Suppose that the wrapper of a certain candy bar lists its weight as 2.13 ounces. Naturally, the weights of individual bars vary somewhat. Suppose that the actual weights of these candy bars vary according to a normal distribution with mean \(\mu = 2.20\) ounces and standard deviation \(\sigma = 0.04\) ounces.

- What proportion of candy bars weigh less than the advertised weight?
- If the weights of candy bars are independent, what is the expected number of candy bars before you encounter one that weighs less than the advertised weight?
- If the manufacturer decides that it’s unacceptable to have so many candy bars weigh less than the advertised weight, they might want to adjust the production process so that only 1 candy bar in 1000 weighs less than advertised. What should the mean of the actual weights be (assuming that the standard deviation of the weights remains 0.04 ounces)? Is this more or less than before? Why does this makes sense?
- If the manufacturer does not want to add weight to the candy bars (because this costs money), an alternative is to adjust the SD of the weights in the production process. If the mean weight remains at 2.20 ounces but only 1 candy bar in 1000 weighs less than the advertised weight, how small does the standard deviation of the weights need to be? Is this smaller or larger than before? Why does this makes sense?

Let \(Z\) be a standard normal random variable. Derive the p.d.f. of \(X = e^Z\). Sketch this p.d.f.

*Hint:*This is a transformation, so you can use the method of Lesson 36. When calculating the c.d.f., leave your answer in terms of \(\Phi\), the c.d.f. of the standard normal distribution.

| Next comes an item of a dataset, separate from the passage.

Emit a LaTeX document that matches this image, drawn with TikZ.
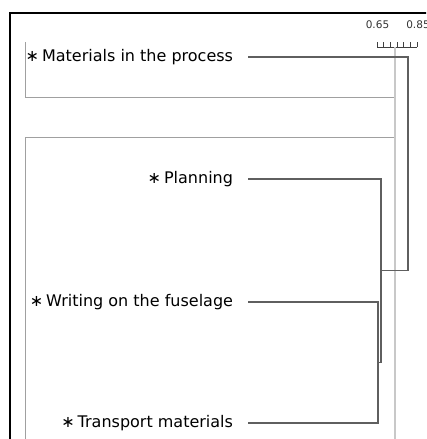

It does not have a closed-form expression, but you know its derivative. (What is the derivative of any c.d.f.?)(This distribution has a name: the log-normal distribution. This is a popular distribution for modeling random variables with long right tails, such as income. Hopefully, you can appreciate this if you sketch the p.d.f.)